It’s Always Wise to Include Annuities

retired couple meeting with financial advisor

“Offering retirees the chance to obtain tax-deferred growth and guaranteed income in retirement, annuities should always be part of a retirement and income specialist’s tool kit.”

Successful financial advisors understand that the days of selling a product and never seeing that client again are long gone.

Instead, retirement planning has morphed into more of a full-service concierge model. Today’s advisors must carefully monitor their clients, turn on income riders at the correct times, and ensure cash flow is available when the retiree needs it.

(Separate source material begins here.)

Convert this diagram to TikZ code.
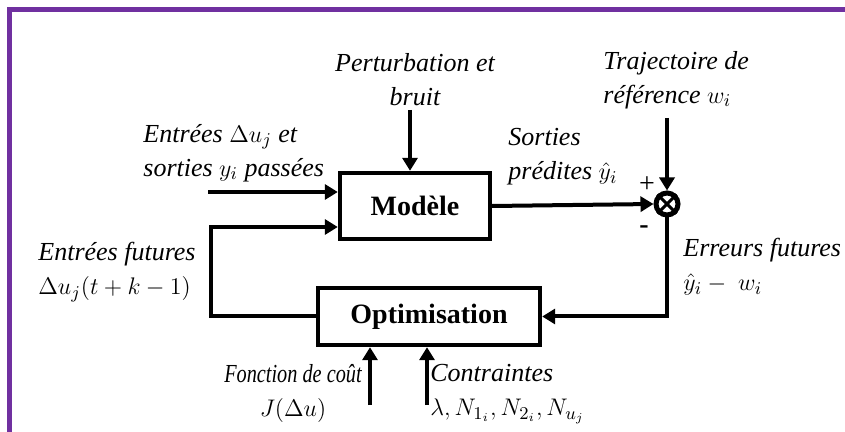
\documentclass[tikz,border=0pt]{standalone}
\usepackage{fontspec}
\setmainfont{Liberation Serif}
\usetikzlibrary{arrows.meta}
\definecolor{framepurple}{HTML}{7030A0}
\begin{document}
\begin{tikzpicture}[x=0.5pt, y=-0.5pt, font=\fontsize{13}{17}\selectfont\itshape]
    \tikzstyle{block}=[
        draw, line width=2.2pt, inner sep=0pt,
        font=\fontsize{14}{17}\selectfont\bfseries\upshape]
    \tikzstyle{txt}=[inner sep=0pt, align=left, anchor=west]
    \tikzstyle{connector}=[line width=2pt, -{Triangle[length=6.5pt, width=7.5pt]}]
    \useasboundingbox (0,0) rectangle (845,432);
    \draw [framepurple, line width=2.5pt] (9.5,440) -- (9.5,9.5) -- (850,9.5);

    % blocks
    \node [block, minimum width=75pt, minimum height=33pt] (model) at (415,206) {Modèle};
    \node [block, minimum width=111pt, minimum height=28.5pt] (optim) at (429,316.5) {Optimisation};
    \node [circle, draw, line width=2.5pt, minimum size=11pt, inner sep=0pt] (sum) at (667,204) {};
    \draw [line width=1.5pt] (sum.north west) -- (sum.south east)
        (sum.north east) -- (sum.south west);

    % free ends
    \coordinate (pastin) at (208,192);
    \coordinate (loop) at (211,227);
    \coordinate (perturb) at (410,110);
    \coordinate (refin) at (667,118);
    \coordinate (costin) at (370,405);
    \coordinate (constin) at (427,405);

    \draw [connector] (pastin) -- (pastin -| model.west);
    \draw [connector] (optim.west) -| (loop) -- (loop -| model.west);
    \draw [connector] (perturb) -- (perturb |- model.north);
    \draw [connector] (model.east) -- (sum.west);
    \draw [connector] (refin) -- (sum.north);
    \draw [connector] (sum.south) |- (optim.east);
    \draw [connector] (costin) -- (costin |- optim.south);
    \draw [connector] (constin) -- (constin |- optim.south);

    % labels
    \node [txt, align=center, anchor=center] (perturbtxt) at (415,80) {Perturbation et\\bruit};
    \node [txt] (reftxt) at (603,80) {Trajectoire de\\référence $w_i$};
    \node [txt] (pasttxt) at (143,153) {Entrées $\Delta u_j$ et\\sorties $y_i$ passées};
    \node [txt] (predtxt) at (508,157) {Sorties\\prédites $\hat{y}_i$};
    \node [inner sep=0pt, font=\fontsize{14}{17}\selectfont\upshape] (plus) at (647,185) {+};
    \node [inner sep=0pt, font=\fontsize{14}{17}\selectfont\bfseries\upshape] (minus) at (644,230) {-};
    \node [txt] (errtxt) at (683,267) {Erreurs futures\\$\hat{y}_i -\ w_i$};
    \node [txt] (futtxt) at (38,272) {Entrées futures\\$\Delta u_j(t+k-1)$};
    \node [txt, align=center, anchor=center] (costtxt) at (293,393)
        {\scalebox{0.78}[1]{Fonction de coût}\\$J(\Delta u)$\hspace{16pt}};
    \node [txt] (consttxt) at (430,394) {Contraintes\\$\lambda, N_{1_i}, N_{2_i}, N_{u_j}$};
\end{tikzpicture}
\end{document}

As you clarify your clients’ goals and help them discover a comprehensive roadmap to help attain those goals, you must provide for the possibility (inevitability?) of market volatility. Depending, of course, on a client’s appetite for risk, you should actively adjust their portfolio to make it feel more reliable and safer to them.

Amazingly, many advisors don’t discuss annuity products with their pre-retiree clients. For some, it’s because they have become so immersed in the accumulation phase of financial planning that they’ve developed only superficial knowledge of safe money products and best practices.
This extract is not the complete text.